The deal includes the 40,000-square-foot winery at 13300 Buckman Dr. and an a 24-acre estate vineyard in the McDowell Valley American Viticultural Area. Also on the property are a guest house and a facility annually capable of crushing 4,000 to 5,000 tons of grapes and bottling roughly 350,000 cases of wine. Financial terms weren't disclosed.
Vintage Wine Estates had been looking for a larger main winery facility for a while to replace Grove Street Winery in Healdsburg, even considering the former Buena Vista winery on Ramal Road in Los Carneros appellation, according to managing partner Pat Roney. The company will look for another producer to take its place at Grove Street.
"Zoning for ag and wineries in Mendocino doesn't have use permits," he said. "We have an opportunity to do tremendous expansion."
The Healdsburg winery also has an unlimited production permit, but the company doesn't own the building and is constrained on adding to it, he said.
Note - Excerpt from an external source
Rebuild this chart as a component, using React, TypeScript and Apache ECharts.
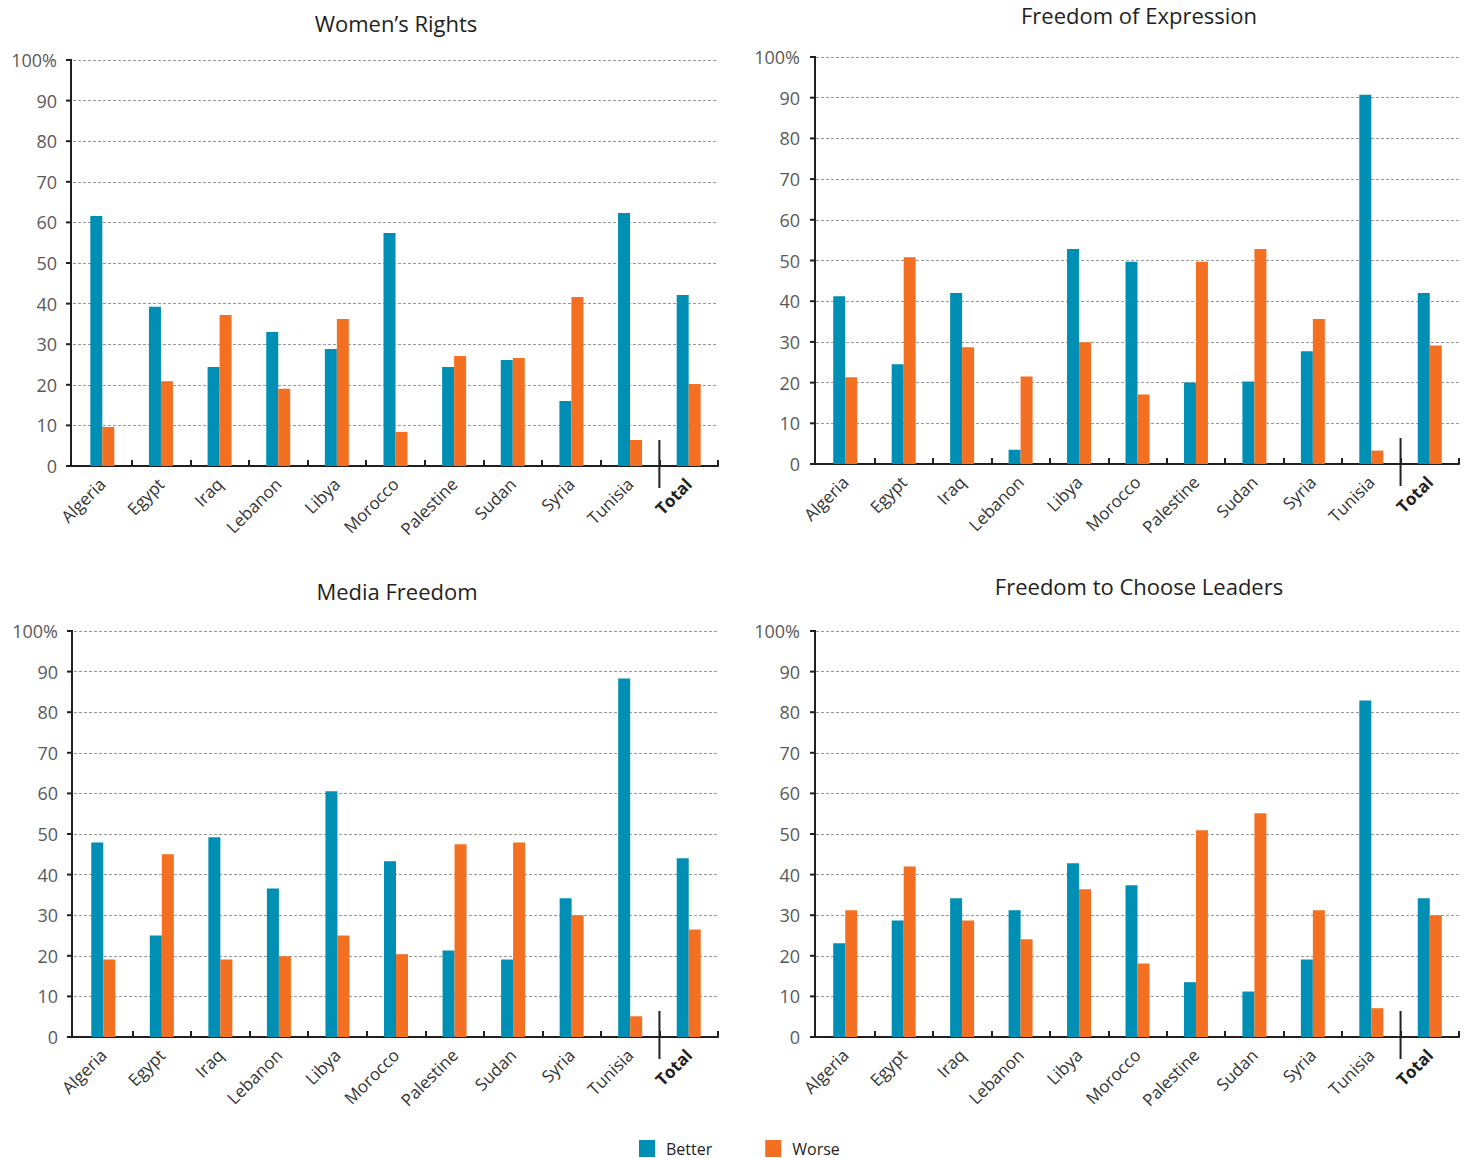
import React, { useEffect, useRef } from "react";
import * as echarts from "echarts";

const categories = ["Algeria", "Egypt", "Iraq", "Lebanon", "Libya", "Morocco", "Palestine", "Sudan", "Syria", "Tunisia", "Total"];
const yTicks = [0, 10, 20, 30, 40, 50, 60, 70, 80, 90, 100];
const titles = ["Women’s Rights", "Freedom of Expression", "Media Freedom", "Freedom to Choose Leaders"];
const seriesNames = ["Better", "Worse"];

const womensBetter = [61.6, 39.2, 24.4, 33.0, 28.8, 57.4, 24.4, 26.1, 16.0, 62.3, 42.1];
const womensWorse = [9.6, 20.9, 37.2, 19.0, 36.2, 8.4, 27.1, 26.6, 41.6, 6.4, 20.2];
const expressionBetter = [41.2, 24.5, 42.0, 3.5, 52.8, 49.7, 20.0, 20.3, 27.7, 90.7, 42.0];
const expressionWorse = [21.3, 50.8, 28.7, 21.5, 29.9, 17.1, 49.7, 52.8, 35.6, 3.3, 29.1];
const mediaBetter = [47.9, 25.0, 49.2, 36.6, 60.5, 43.3, 21.3, 19.1, 34.2, 88.3, 44.0];
const mediaWorse = [19.1, 45.0, 19.1, 19.9, 25.0, 20.4, 47.5, 47.9, 30.0, 5.1, 26.5];
const leadersBetter = [23.1, 28.7, 34.2, 31.2, 42.8, 37.4, 13.5, 11.2, 19.1, 82.9, 34.2];
const leadersWorse = [31.2, 42.0, 28.7, 24.1, 36.4, 18.1, 50.9, 55.1, 31.2, 7.1, 30.0];

const panels = [
  [womensBetter, womensWorse],
  [expressionBetter, expressionWorse],
  [mediaBetter, mediaWorse],
  [leadersBetter, leadersWorse],
];

const BLUE = "#008FB4";
const ORANGE = "#F37022";
const FONT = "Open Sans";

const grids = [
  { left: 73, top: 60, width: 645, height: 406 },
  { left: 816, top: 57, width: 643, height: 407 },
  { left: 74, top: 631, width: 644, height: 406 },
  { left: 816, top: 631, width: 643, height: 406 },
];
const axisX = [71, 815, 72, 815];
const titlePos = [
  { x: 391, y: 7 },
  { x: 1134, y: -1 },
  { x: 392, y: 575 },
  { x: 1134, y: 570 },
];

export default function App() {
  const ref = useRef<HTMLDivElement>(null);
  useEffect(() => {
    if (!ref.current) return;
    const chart = echarts.init(ref.current, undefined, { renderer: "svg" });
    const option: any = {
      animation: false,
      backgroundColor: "#ffffff",
      textStyle: { fontFamily: FONT },
      title: titles.map((t, i) => ({
        text: t,
        left: titlePos[i].x,
        top: titlePos[i].y,
        textAlign: "center",
        textStyle: { fontFamily: FONT, fontSize: 22, fontWeight: "normal", color: "#231f20" },
      })),
      legend: {
        data: seriesNames,
        left: 639,
        top: 1140,
        padding: 0,
        icon: "rect",
        itemWidth: 16,
        itemHeight: 17,
        itemGap: 53,
        textStyle: { fontFamily: FONT, fontSize: 16, color: "#231f20", padding: [0, 0, 0, 6] },
      },
      grid: grids.map((g) => ({ ...g, containLabel: false })),
      xAxis: grids.map((_, i) => ({
        type: "category",
        gridIndex: i,
        data: categories,
        axisLine: { lineStyle: { color: "#231f20", width: 2 } },
        axisTick: {
          show: true,
          inside: true,
          length: 6,
          interval: (idx: number) => idx !== 0,
          lineStyle: { color: "#231f20", width: 2 },
        },
        axisLabel: {
          interval: 0,
          rotate: 45,
          margin: 15,
          fontFamily: FONT,
          fontSize: 17,
          color: "#333333",
          formatter: (v: string) => (v === "Total" ? "{b|Total}" : v),
          rich: { b: { fontWeight: "bold", fontSize: 17, color: "#231f20", fontFamily: FONT } },
        },
      })),
      yAxis: grids.map((_, i) => ({
        type: "value",
        gridIndex: i,
        min: 0,
        max: 100,
        interval: 10,
        axisLine: { show: false },
        axisTick: { show: false },
        axisLabel: {
          margin: 16,
          fontFamily: FONT,
          fontSize: 18,
          color: "#5a5a5a",
          formatter: (v: number) => (v === yTicks[yTicks.length - 1] ? v + "%" : String(v)),
        },
        splitLine: { show: true, lineStyle: { color: "#9a9a9a", type: [3, 2], width: 1 } },
      })),
      series: panels.flatMap((p, i) =>
        p.map((d, k) => ({
          name: seriesNames[k],
          type: "bar",
          xAxisIndex: i,
          yAxisIndex: i,
          data: d,
          barWidth: 12,
          barGap: "0%",
          itemStyle: { color: k === 0 ? BLUE : ORANGE },
        }))
      ),
    };
    chart.setOption(option);
    const graphics: any[] = [];
    grids.forEach((g, i) => {
      const a = chart.convertToPixel({ xAxisIndex: i, yAxisIndex: i } as any, [categories[9], 0]) as number[];
      const b = chart.convertToPixel({ xAxisIndex: i, yAxisIndex: i } as any, [categories[10], 0]) as number[];
      const top = chart.convertToPixel({ xAxisIndex: i, yAxisIndex: i } as any, [categories[0], yTicks[yTicks.length - 1]]) as number[];
      const x = (a[0] + b[0]) / 2;
      const y = a[1];
      const ax = axisX[i];
      graphics.push({
        type: "line",
        shape: { x1: x, y1: y - 26, x2: x, y2: y + 22 },
        style: { stroke: "#231f20", lineWidth: 2 },
        z: 10,
      });
      graphics.push({
        type: "line",
        shape: { x1: ax, y1: top[1] - 1, x2: ax, y2: y + 1 },
        style: { stroke: "#231f20", lineWidth: 2 },
        z: 10,
      });
      yTicks.forEach((t) => {
        const p = chart.convertToPixel({ xAxisIndex: i, yAxisIndex: i } as any, [categories[0], t]) as number[];
        graphics.push({
          type: "line",
          shape: { x1: ax - 5, y1: p[1], x2: ax, y2: p[1] },
          style: { stroke: "#231f20", lineWidth: 2 },
          z: 10,
        });
      });
      graphics.push({
        type: "line",
        shape: { x1: ax - 2, y1: y, x2: g.left, y2: y },
        style: { stroke: "#231f20", lineWidth: 2 },
        z: 10,
      });
    });
    chart.setOption({ graphic: graphics });
    return () => chart.dispose();
  }, []);
  return (
    <div
      ref={ref}
      style={{ position: "absolute", left: 0, top: 0, width: 1468, height: 1158 }}
    />
  );
}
Even though the new main winery will be farther north from the company's administrative offices in north Santa Rosa, it still will be faster to get there than to the Girard and Cosentino wineries in Napa Valley -- 35 minutes vs. one hour, Mr. Roney said.
Production of Girard and Cosentino will remain where they are now, Mr. Roney said.
Plans for the Hopland winery include adding wine storage and installing a state-of-the-art bottling line. It will be renamed Ray's Station after one of four brands it acquired from Jackson Family Wines in September. The other three -- Acre, Geode and Horse's Play -- are being used for private or control labels. Jackson sold the Camelot, Pepi and Tin Roof brands to O'Neill Vintners & Distillers at the same time.
Grape sourcing for the Ray's Station brand will be shifted from Sonoma County to Mendocino County, according to Mr. Roney.
"With production business up 20 percent over the last few years, we decided that we needed to focus on our primary Weibel Family brand and our private label customers rather than the custom crush business," said Fred Weibel Jr., president. "It is a move more in line with our core strengths and historical business model."
Weibel first acquired the facility in 2006 in a sale-lease transaction with Ste. Michelle Wine Estates through Vintage Wine Trust, which liquidated two years later. The winery was known as McDowell Family Vineyards before Associated Vintage Group acquired it and Ste. Michelle picked it up in a bankruptcy sale in 2000.